Le SILTH ne se limite pas à une simple exposition de livres. Il devient un lieu de réflexion, de débat et de création, où les questions sociales et politiques sont abordées à travers le prisme de la littérature. La ville de Thiès, avec son accueil chaleureux et son ambiance propice aux échanges, s’affirme comme un carrefour littéraire, où la diversité des voix et des idées peut s’épanouir.
Perspectives d’Avenir : Vers une Pérennisation du SILTH
Les organisateurs du SILTH ont exprimé leur volonté de faire de cet événement un rendez-vous annuel incontournable pour les amoureux du livre. Avec une audience croissante et une participation de plus en plus internationale, le salon se positionne comme un moteur essentiel de la scène littéraire africaine. Les responsables ont également souligné la nécessité d’inclure davantage de pays africains dans les futures éditions, en invitant des écrivains d’Algérie, du Niger, du Burkina Faso et du Tchad, afin d’élargir le champ des échanges littéraires.

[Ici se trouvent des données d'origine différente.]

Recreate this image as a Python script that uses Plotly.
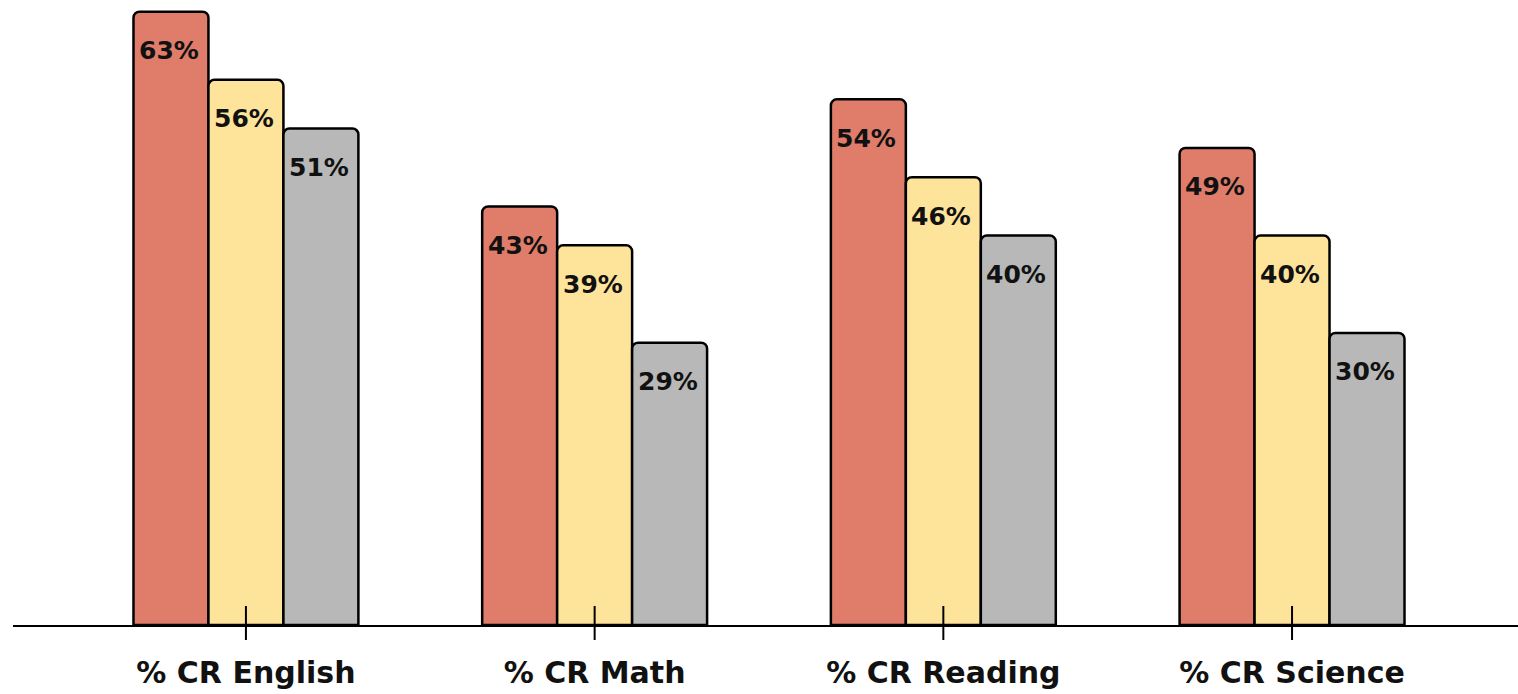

Des projets sont également en cours pour améliorer les infrastructures liées au salon, notamment en prévoyant la création d’un centre de formation dédié à l’écriture et à l’édition, qui pourrait offrir des bourses d’écriture aux jeunes talents africains. Cette ambition d’institutionnalisation et de professionnalisation du SILTH pourrait en faire un modèle pour d’autres salons littéraires sur le continent.
En Conclusion : Le SILTH, Moteur de Développement Culturel à Thiès
La 7ᵉ édition du Salon International du Livre de Thiès a été un succès incontestable. Elle a renforcé la place de la ville sur la scène littéraire internationale tout en offrant aux visiteurs une programmation de haute qualité. En mettant l’accent sur l’écriture mémorielle et la réconciliation, le salon a non seulement honoré les écrivains et leurs œuvres, mais a aussi contribué à une réflexion nécessaire pour la paix sociale. La prochaine édition promet d’être encore plus ambitieuse, avec une ouverture toujours plus grande à l’international et une multiplication des initiatives en faveur de la jeunesse et de la lecture. Le SILTH est désormais un pilier de la culture sénégalaise et africaine.